Server 2003 memory leak horror...

Discussion in 'Operating Systems' started by Linuxtim, Jan 30, 2006.

  1. Linuxtim

    Linuxtim Limp Gawd

    Feb 26, 2003
    Got a big problem with Server 2003 randomly crashing. It just stops talking to the network and requires a reboot. Event log is full of 1009 errors than a few 2019 errors (can not page from non-paged area I think) and then it stops reponding to network traffic.

    Things is, this is effecting at least 15 of 53 servers and it seems f*cking random. Also it seems about 1 new server a week starts doing this when it has been fine for 3 or so months. All server 2003, not SP1 though (I could not see any reason to upgrade to SP1 - correct me if needed!).

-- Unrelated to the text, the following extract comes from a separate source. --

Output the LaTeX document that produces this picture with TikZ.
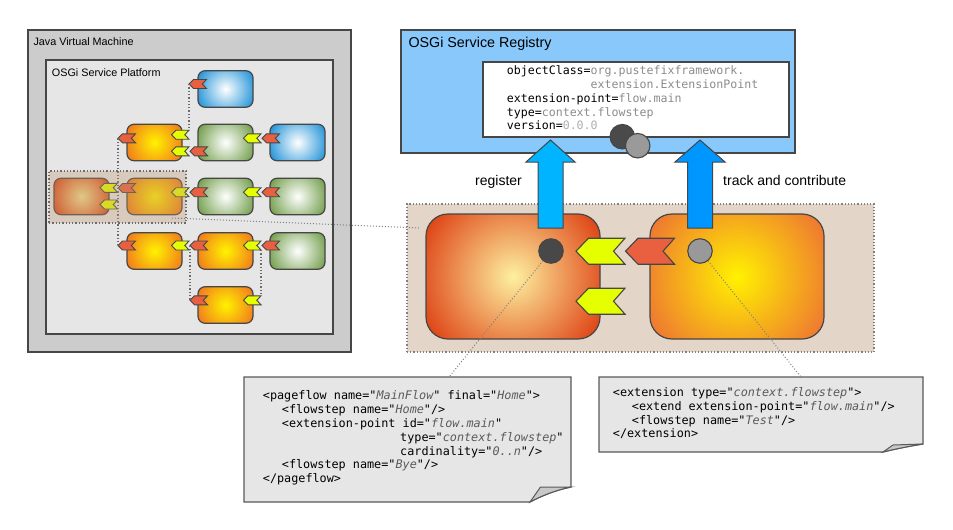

    Servers run DHCP, DNS, AD, McAfee 8.0 enterprise (with patch 11), Veritas 9.1 or 10 (fully patched) and updated to the latest Intel Pro 1000 MT drivers (10.2 I think) but I still see 1009 errors (although a few less 2019s that hang boxes).

    So - anyone else seen these sorts of errors on server 2003 and any idea how to fix it? It's starting to get desperate! We just upgraded from NT4 and find that server 2003 seems more unstable! Our users are starting to get concerned.

  2. SJConsultant

    SJConsultant 2[H]4U

    Jan 14, 2004
    If you want any real help your going to need to post more details.

    Helpful information would include *all* details when referring to event logs and that includes errors and warnings from application and system logs.

    What makes you think it is a memory leak?

    Have you even considered contacting Microsoft PSS?

    I would think if this is happening on so many machines you would want to solve the issue ASAP rather than rely on forums which could take days.
  3. pigster

    pigster [H]ard|Gawd

    Jul 24, 2004
    I agree if 15 of 50 some servers are affected, you really should be talking to Microsoft.
  4. Erich in Az

    Erich in Az [H]Lite

    Oct 24, 2005
    If you know it's on a cycle, watch resources as the time goes on and look for the memory hog (lsass?). Try restarting some services and see what reduces the memory usage. When you find the one, it should be pretty obvious. ;)

    I've seen a couple of Symantec products do this (ITA and AV) and we ended up setting up a script to bounce the service every night until a fix was made. Good luck!
  5. oakfan52

    oakfan52 [H]ard|Gawd

    Oct 5, 2003
    can you post the two errors?

    on one of the questionable servers wait a day. then open task manager.
    customioze the view to include:

    User Name
    Paged Pool
    Non-Paged Pool
    Handle Count
    Thread Count

    Now look at most services.
    svchost typically uses 1424 handles and my outlook 1333. I'd be looking for the process thats taking way too many tread handles.i say you might see one that is over 100,000 before the server crashes. You should be able to identify the source of the leak and move from there.
  6. oakfan52

    oakfan52 [H]ard|Gawd

    Oct 5, 2003
    ... (double post =\)
  7. MorfiusX

    MorfiusX 2[H]4U

    Feb 13, 2004
    I would try update one of them to see if it fixes the problem. SP1 fixed a number of small bugs. It's definitly worth a shot.
  8. mbrewthx

    mbrewthx [H]Lite

    Feb 29, 2004
    I would look at your backup in addition to some of the other recommendations.
    See the logs in backup exec and look for errors there and also see if your backups are running when people are trying to use the network.

    Let us know, and also give Microsoft a call.